In robotics development, hand identifies objects

Robots don't have eyes to aid them in the recognition of objects they pick up. Researchers have now developed robotic hands that can 'see' objects based on data from embedded sensors.

MIT's silicone robotic hand can identify the objects it picks up.

Courtesy of Jason Dorfman/CSAIL/MIT

October 1, 2015

Robots could one day have the ability to assume most, if not all, of the predictable tasks currently done by humans, but only if robots can develop hands similar to those of humans, capable of acute recognition and detection. With this goal in mind, researchers at the Massachusetts Institute of Technology (MIT) recently revealed a robot hand, or gripper, capable of determining what objects it grasps.

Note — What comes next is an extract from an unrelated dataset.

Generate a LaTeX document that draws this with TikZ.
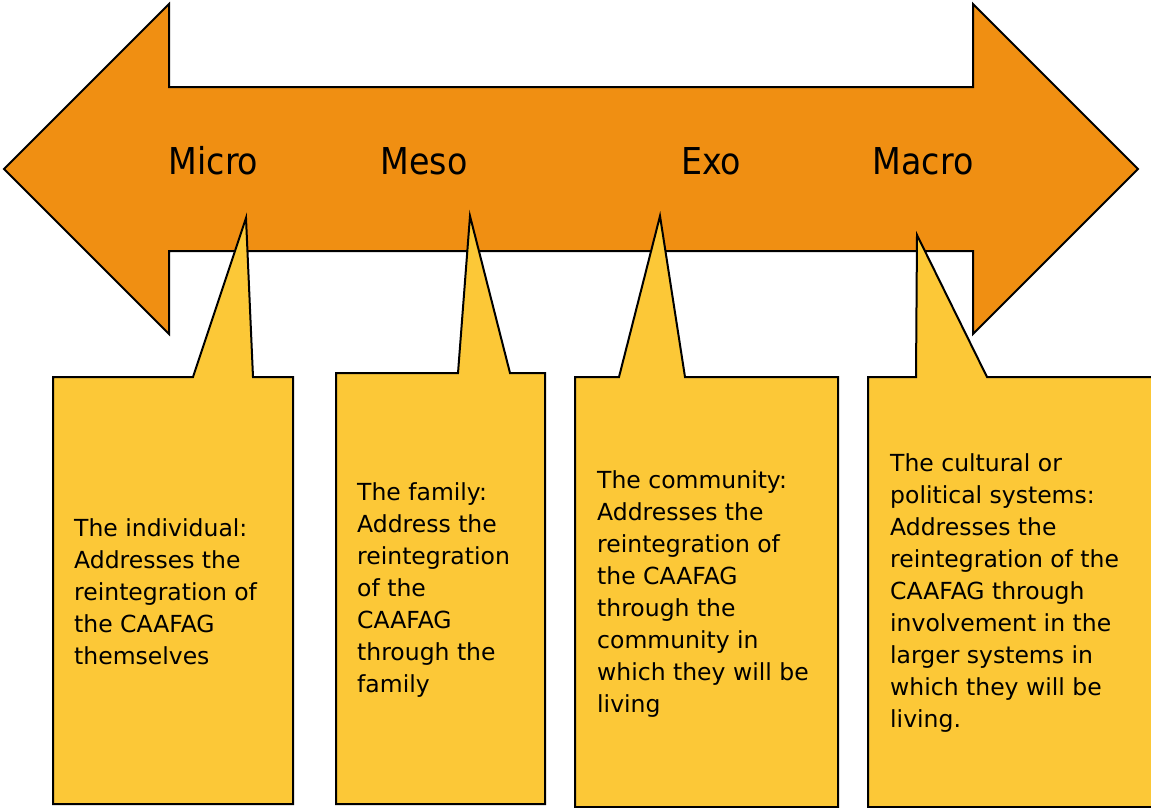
\documentclass[tikz,border=0pt]{standalone}
\usepackage{fontspec}
\setmainfont{DejaVu Sans}
\newfontfamily\condensedfont{DejaVu Sans Condensed}
\definecolor{arroworange}{RGB}{240,143,18}
\definecolor{calloutyellow}{RGB}{252,200,55}
\begin{document}
\begin{tikzpicture}[x=1pt,y=-1pt,
  bigarrow/.style={fill=arroworange,draw=black,line width=2pt,line join=miter},
  callout/.style={fill=calloutyellow,draw=black,line width=2pt,line join=miter},
  levellabel/.style={font=\condensedfont\fontsize{37}{44}\selectfont,anchor=base,inner sep=0pt},
  bodytext/.style={font=\fontsize{23.5}{32}\selectfont,align=left,anchor=west,inner sep=0pt}]
\useasboundingbox (0,0) rectangle (1151,808);
\clip (0,0) rectangle (1151,808);
% double-headed arrow
\draw[bigarrow] (4,169) -- (169,4) -- (169,87) -- (973,87) -- (973,4) -- (1138,169)
  -- (973,334) -- (973,251) -- (169,251) -- (169,334) -- cycle;
% level labels
\node[levellabel] (micro) at (213.5,174) {Micro};
\node[levellabel] (meso) at (424,174) {Meso};
\node[levellabel] (exo) at (711,174) {Exo};
\node[levellabel] (macro) at (923,174) {Macro};
% callouts
\draw[callout] (53,377) -- (193,377) -- (246,218) -- (253,377) -- (293,377) -- (293,804) -- (53,804) -- cycle;
\draw[callout] (336,373) -- (458,373) -- (470,216) -- (510,373) -- (545,373) -- (545,804) -- (336,804) -- cycle;
\draw[callout] (575,377) -- (619,377) -- (660,216) -- (685,377) -- (838,377) -- (838,807) -- (575,807) -- cycle;
\draw[callout] (868,377) -- (916,377) -- (917,235) -- (987,377) -- (1165,377) -- (1165,807) -- (868,807) -- cycle;
% callout texts
\node[bodytext] (tmicro) at (74,592) {The individual:\\Addresses the\\reintegration of\\the CAAFAG\\themselves};
\node[bodytext] (tmeso) at (357,590.5) {The family:\\Address the\\reintegration\\of the\\CAAFAG\\through the\\family};
\node[bodytext] (texo) at (597,594) {The community:\\Addresses the\\reintegration of\\the CAAFAG\\through the\\community in\\which they will be\\living};
\node[bodytext] (tmacro) at (890,593.5) {The cultural or\\political systems:\\Addresses the\\reintegration of the\\CAAFAG through\\involvement in the\\larger systems in\\which they will be\\living.};
\end{tikzpicture}
\end{document}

Daniela Rus, director of the Distributed Robotics Lab at MIT, along with graduate students Bianca Homberg, Robert Katzschmann, and Mehmet Dogar, developed a “soft” robotic hand made from silicone that can be attached to existing robots, such as the Baxter manufacturing robot the team used for testing.

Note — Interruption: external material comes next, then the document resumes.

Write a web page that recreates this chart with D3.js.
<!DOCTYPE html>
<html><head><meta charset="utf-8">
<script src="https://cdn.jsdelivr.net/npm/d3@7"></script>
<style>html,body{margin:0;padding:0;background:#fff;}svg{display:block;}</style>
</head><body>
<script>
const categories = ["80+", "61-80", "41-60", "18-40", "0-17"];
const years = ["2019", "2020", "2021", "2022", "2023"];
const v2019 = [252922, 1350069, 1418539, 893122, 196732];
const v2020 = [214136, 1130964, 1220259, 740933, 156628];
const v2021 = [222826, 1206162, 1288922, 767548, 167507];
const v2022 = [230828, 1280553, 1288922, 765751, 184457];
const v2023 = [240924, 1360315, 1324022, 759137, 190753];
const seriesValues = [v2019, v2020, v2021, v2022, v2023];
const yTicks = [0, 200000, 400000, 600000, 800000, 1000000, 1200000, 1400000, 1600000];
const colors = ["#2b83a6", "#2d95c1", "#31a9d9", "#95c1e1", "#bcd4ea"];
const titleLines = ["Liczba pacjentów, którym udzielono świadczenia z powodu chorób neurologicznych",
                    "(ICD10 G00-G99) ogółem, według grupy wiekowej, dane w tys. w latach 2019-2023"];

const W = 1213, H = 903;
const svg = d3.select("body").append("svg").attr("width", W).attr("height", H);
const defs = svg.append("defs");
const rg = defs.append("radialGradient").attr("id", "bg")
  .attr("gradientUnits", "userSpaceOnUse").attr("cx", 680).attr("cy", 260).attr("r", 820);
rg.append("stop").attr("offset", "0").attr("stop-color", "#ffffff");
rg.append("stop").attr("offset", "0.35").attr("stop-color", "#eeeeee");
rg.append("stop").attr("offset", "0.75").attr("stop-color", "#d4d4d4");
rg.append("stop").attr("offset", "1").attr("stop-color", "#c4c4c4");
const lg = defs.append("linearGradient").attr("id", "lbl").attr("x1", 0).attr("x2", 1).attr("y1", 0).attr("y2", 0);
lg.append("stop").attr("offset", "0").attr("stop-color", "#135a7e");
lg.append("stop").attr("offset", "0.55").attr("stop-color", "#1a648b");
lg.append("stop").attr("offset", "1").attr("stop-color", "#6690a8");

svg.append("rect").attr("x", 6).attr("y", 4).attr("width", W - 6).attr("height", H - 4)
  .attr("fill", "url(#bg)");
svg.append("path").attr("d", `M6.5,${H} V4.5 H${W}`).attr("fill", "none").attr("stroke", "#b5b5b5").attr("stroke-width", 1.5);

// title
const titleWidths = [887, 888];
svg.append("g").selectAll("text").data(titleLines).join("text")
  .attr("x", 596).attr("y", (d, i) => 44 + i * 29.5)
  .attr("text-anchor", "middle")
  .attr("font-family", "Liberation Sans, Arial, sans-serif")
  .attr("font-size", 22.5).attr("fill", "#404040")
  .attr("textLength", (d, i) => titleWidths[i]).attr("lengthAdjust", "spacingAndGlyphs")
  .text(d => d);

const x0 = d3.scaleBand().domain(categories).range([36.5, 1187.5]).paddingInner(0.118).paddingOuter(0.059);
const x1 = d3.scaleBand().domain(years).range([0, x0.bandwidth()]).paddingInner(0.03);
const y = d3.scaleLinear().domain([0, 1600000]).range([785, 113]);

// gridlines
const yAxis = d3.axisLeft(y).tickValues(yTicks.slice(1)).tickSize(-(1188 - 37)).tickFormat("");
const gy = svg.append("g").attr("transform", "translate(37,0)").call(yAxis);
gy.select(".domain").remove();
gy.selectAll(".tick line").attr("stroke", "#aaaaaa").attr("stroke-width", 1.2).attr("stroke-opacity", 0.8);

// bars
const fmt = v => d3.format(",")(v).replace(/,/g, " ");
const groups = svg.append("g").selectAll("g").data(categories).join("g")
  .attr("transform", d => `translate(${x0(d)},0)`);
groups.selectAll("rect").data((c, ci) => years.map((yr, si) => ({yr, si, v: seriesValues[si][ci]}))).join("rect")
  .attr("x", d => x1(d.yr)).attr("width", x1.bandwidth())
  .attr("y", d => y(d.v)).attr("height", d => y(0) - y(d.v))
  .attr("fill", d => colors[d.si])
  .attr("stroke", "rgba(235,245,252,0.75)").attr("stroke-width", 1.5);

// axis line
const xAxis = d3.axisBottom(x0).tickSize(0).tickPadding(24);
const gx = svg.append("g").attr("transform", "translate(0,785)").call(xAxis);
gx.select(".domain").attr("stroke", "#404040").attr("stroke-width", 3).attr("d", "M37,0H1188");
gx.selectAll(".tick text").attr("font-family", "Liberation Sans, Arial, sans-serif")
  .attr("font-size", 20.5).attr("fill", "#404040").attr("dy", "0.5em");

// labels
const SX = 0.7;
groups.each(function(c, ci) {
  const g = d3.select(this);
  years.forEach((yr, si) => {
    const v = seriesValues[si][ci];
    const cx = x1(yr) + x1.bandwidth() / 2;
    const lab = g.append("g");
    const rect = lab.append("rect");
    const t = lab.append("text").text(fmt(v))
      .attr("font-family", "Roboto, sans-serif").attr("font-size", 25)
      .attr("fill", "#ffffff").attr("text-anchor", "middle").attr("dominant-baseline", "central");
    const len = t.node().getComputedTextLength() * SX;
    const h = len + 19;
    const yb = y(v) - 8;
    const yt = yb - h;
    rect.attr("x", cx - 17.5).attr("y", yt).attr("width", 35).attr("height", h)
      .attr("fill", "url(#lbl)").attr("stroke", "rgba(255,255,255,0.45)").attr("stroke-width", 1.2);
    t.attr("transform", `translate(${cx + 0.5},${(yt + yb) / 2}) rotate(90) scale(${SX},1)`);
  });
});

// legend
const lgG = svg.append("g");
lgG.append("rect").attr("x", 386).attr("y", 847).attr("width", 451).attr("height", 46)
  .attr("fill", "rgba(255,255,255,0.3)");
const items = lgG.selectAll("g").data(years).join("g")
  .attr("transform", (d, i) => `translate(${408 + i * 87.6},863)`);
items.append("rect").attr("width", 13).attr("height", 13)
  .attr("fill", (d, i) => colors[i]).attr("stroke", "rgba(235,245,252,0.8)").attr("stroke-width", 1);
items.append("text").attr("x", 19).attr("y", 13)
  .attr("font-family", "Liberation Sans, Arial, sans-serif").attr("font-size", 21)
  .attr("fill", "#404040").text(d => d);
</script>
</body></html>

As opposed to “hard” hands, or grippers made from metal, the “soft hand’s compliance allows it to pick up objects that a rigid hand is not easily capable of without extensive manipulation planning,” wrote the researchers in their associated paper. “Through experiments we show that our hand is more successful compared to a rigid hand, especially when manipulating delicate objects that are easily squashed and when grasping an object that requires contacting the static environment.”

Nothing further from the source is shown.